ARTEMUS stands for Acceleration, Reconnection, Turbulence and Electrodynamics of the Moon’s Interaction with the Sun.
As soon as the second ARTEMUS space probe assumes its orbit, both will immediately begin the first-ever twin satellite observations of the lunar surface, its magnetic field and the surrounding magnetic environment.
Both ARTEMUS spacecraft were originally launched into Earth’s orbit with three other probes in February 2007, as part of NASA’s THEMIS (Time History of Events and Macroscale Interactions during Substorms)mission.
THEMIS explored how the sun’s magnetic field and the million-mile-per-hour solar wind interacted with Earth’s magnetic field on the side of our planet opposite the sun.
After completing their roles with the THEMIS mission, the ARTIMIS pair was put into a long meandering orbit which set them on a path to the moon.

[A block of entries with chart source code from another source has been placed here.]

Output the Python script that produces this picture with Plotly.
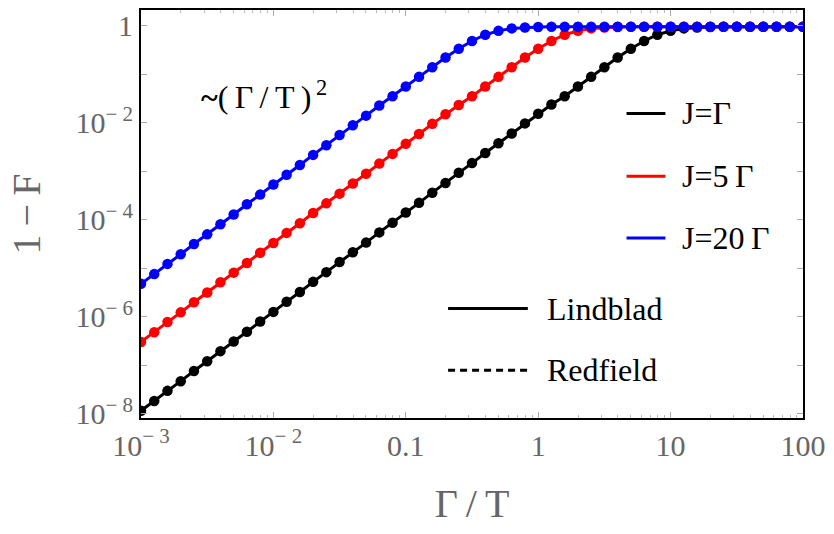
import plotly.graph_objects as go

# log10(Γ/T) sample grid
x_exp = [-3.0, -2.9, -2.8, -2.7, -2.6, -2.5, -2.4, -2.3, -2.2, -2.1,
         -2.0, -1.9, -1.8, -1.7, -1.6, -1.5, -1.4, -1.3, -1.2, -1.1,
         -1.0, -0.9, -0.8, -0.7, -0.6, -0.5, -0.4, -0.3, -0.2, -0.1,
         0.0, 0.1, 0.2, 0.3, 0.4, 0.5, 0.6, 0.7, 0.8, 0.9,
         1.0, 1.1, 1.2, 1.3, 1.4, 1.5, 1.6, 1.7, 1.8, 1.9, 2.0]

# log10(1 - F) for each coupling
black_exp = [-7.94, -7.74, -7.53, -7.33, -7.12, -6.92, -6.71, -6.51, -6.31, -6.10,
             -5.90, -5.69, -5.49, -5.28, -5.08, -4.87, -4.67, -4.47, -4.26, -4.06,
             -3.85, -3.65, -3.44, -3.24, -3.03, -2.83, -2.62, -2.42, -2.22, -2.01,
             -1.81, -1.62, -1.45, -1.25, -1.05, -0.85, -0.65, -0.47, -0.31, -0.18,
             -0.10, -0.05, -0.03, -0.02, -0.015, -0.015, -0.015, -0.015, -0.015, -0.015, -0.015]
red_exp = [-6.52, -6.32, -6.11, -5.91, -5.70, -5.50, -5.29, -5.09, -4.89, -4.68,
           -4.48, -4.27, -4.07, -3.86, -3.66, -3.46, -3.25, -3.05, -2.84, -2.64,
           -2.43, -2.23, -2.02, -1.82, -1.63, -1.45, -1.25, -1.05, -0.85, -0.65,
           -0.47, -0.31, -0.18, -0.10, -0.05, -0.03, -0.02, -0.015, -0.015, -0.015,
           -0.015, -0.015, -0.015, -0.015, -0.015, -0.015, -0.015, -0.015, -0.015, -0.015, -0.015]
blue_exp = [-5.32, -5.12, -4.91, -4.71, -4.50, -4.30, -4.09, -3.89, -3.68, -3.48,
            -3.27, -3.07, -2.87, -2.66, -2.46, -2.25, -2.05, -1.85, -1.64, -1.45,
            -1.25, -1.05, -0.85, -0.65, -0.47, -0.31, -0.18, -0.10, -0.05, -0.03,
            -0.02, -0.015, -0.015, -0.015, -0.015, -0.015, -0.015, -0.015, -0.015, -0.015,
            -0.015, -0.015, -0.015, -0.015, -0.015, -0.015, -0.015, -0.015, -0.015, -0.015, -0.015]

series_names = ["J=Γ", "J=5\u2009Γ", "J=20\u2009Γ"]
series_colors = ["#000000", "#ff0000", "#0000ff"]
series_data = [black_exp, red_exp, blue_exp]

x_tick_vals = [1e-3, 1e-2, 1e-1, 1, 10, 100]
x_tick_text = ["10<sup>\u2212 3</sup>", "10<sup>\u2212 2</sup>", "0.1", "1", "10", "100"]
y_tick_vals = [1, 1e-1, 1e-2, 1e-3, 1e-4, 1e-5, 1e-6, 1e-7, 1e-8]
y_tick_text = ["1", "", "10<sup>\u2212 2</sup>", "", "10<sup>\u2212 4</sup>", "",
               "10<sup>\u2212 6</sup>", "", "10<sup>\u2212 8</sup>"]

FONT = "Liberation Serif"
GRAY = "#666666"

fig = go.Figure()
xs = [10 ** e for e in x_exp]
for name, col, ex in zip(series_names, series_colors, series_data):
    fig.add_trace(go.Scatter(
        x=xs, y=[10 ** e for e in ex], mode="lines+markers", name=name,
        line=dict(color=col, width=3), marker=dict(color=col, size=10.5),
        showlegend=False))

minor_x = [m * 10 ** d for d in range(-3, 2) for m in range(2, 10)]

fig.update_layout(
    width=834, height=534,
    margin=dict(l=141, r=29, t=8, b=116),
    paper_bgcolor="white", plot_bgcolor="white",
    showlegend=False,
    font=dict(family=FONT, color="black"),
)

fig.update_xaxes(
    type="log", range=[-3, 2],
    showline=True, linecolor="black", linewidth=2, mirror="allticks",
    ticks="inside", ticklen=6, tickcolor="#aaaaaa", tickwidth=1,
    tickvals=x_tick_vals, ticktext=x_tick_text,
    tickfont=dict(family=FONT, size=30, color=GRAY),
    ticklabelstandoff=0,
    showgrid=False, zeroline=False,
    minor=dict(tickvals=minor_x, ticks="inside", ticklen=3, tickcolor="#bbbbbb", showgrid=False),
    title=dict(text="Γ\u2009/\u2009T", font=dict(family=FONT, size=40, color=GRAY), standoff=28),
)
fig.update_yaxes(
    type="log", range=[-8.09, 0.33],
    showline=True, linecolor="black", linewidth=2, mirror="allticks",
    ticks="inside", ticklen=6, tickcolor="#aaaaaa", tickwidth=1,
    tickvals=y_tick_vals, ticktext=y_tick_text,
    tickfont=dict(family=FONT, size=30, color=GRAY),
    showgrid=False, zeroline=False,
    title=dict(text="1\u2009\u2212\u2009F", font=dict(family=FONT, size=40, color=GRAY), standoff=22),
)

def px2paper_x(px):
    return (px - 141) / 664.0

def px2paper_y(py):
    return (418 - py) / 410.0

# annotation of scaling
fig.add_annotation(x=px2paper_x(199), y=px2paper_y(93), xref="paper", yref="paper",
                   text="<b>~</b>(\u2009Γ\u2009/\u2009T\u2009)<sup>\u20092</sup>", showarrow=False,
                   xanchor="left", yanchor="middle",
                   font=dict(family=FONT, size=32, color="black"))

# legend for couplings
legend_rows_y = [112, 175, 237]
for name, col, py in zip(series_names, series_colors, legend_rows_y):
    fig.add_shape(type="line", xref="paper", yref="paper",
                  x0=px2paper_x(628), x1=px2paper_x(667), y0=px2paper_y(py), y1=px2paper_y(py),
                  line=dict(color=col, width=3))
    fig.add_annotation(x=px2paper_x(682), y=px2paper_y(py), xref="paper", yref="paper",
                       text=name, showarrow=False, xanchor="left", yanchor="middle",
                       font=dict(family=FONT, size=32, color="black"))

# legend for methods
method_names = ["Lindblad", "Redfield"]
method_dash = ["solid", "7px,5px"]
method_y = [308, 370]
for name, dash, py in zip(method_names, method_dash, method_y):
    fig.add_shape(type="line", xref="paper", yref="paper",
                  x0=px2paper_x(449), x1=px2paper_x(529), y0=px2paper_y(py), y1=px2paper_y(py),
                  line=dict(color="black", width=3, dash=dash))
    fig.add_annotation(x=px2paper_x(546), y=px2paper_y(py), xref="paper", yref="paper",
                       text=name, showarrow=False, xanchor="left", yanchor="middle",
                       font=dict(family=FONT, size=32, color="black"))

fig.write_html("out.html")
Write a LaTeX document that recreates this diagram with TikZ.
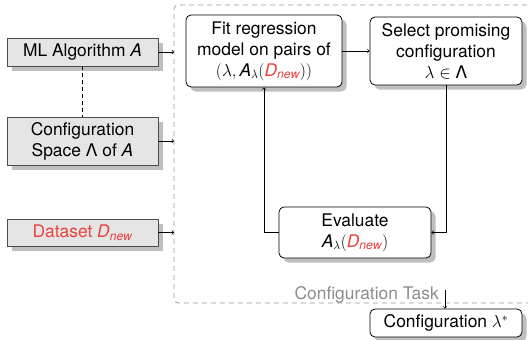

“These are the most fully equipped spacecraft that have ever gone to the moon,” says David Sibeck, THEMIS and ARTEMIS project scientist at the Goddard Space Flight Center (GSFC) in Maryland. “For the first time we’re getting a unique, two-point perspective of the moon from two spacecraft, and that will be a major component of our overall lunar research program.”
The ARTEMIS probes will join NASA’s Lunar Reconnaissance Orbiter, which has been in orbit around the moon since 2009, taking high-resolution photographs and looking for signs of water ice.
And, in 2013, the agency plans to launch LADEE (Lunar Atmosphere and Dust Environment Explorer) to characterize the lunar atmosphere and dust environment.
Vassilis Angelopoulos, principal investigator for the THEMIS and ARTEMIS missions and a professor of space physics at UCLA, says the exploration is cost-effective, too.
“ARTEMIS will be doing totally new science, as well as reusing existing spacecraft to save a lot of taxpayer money.”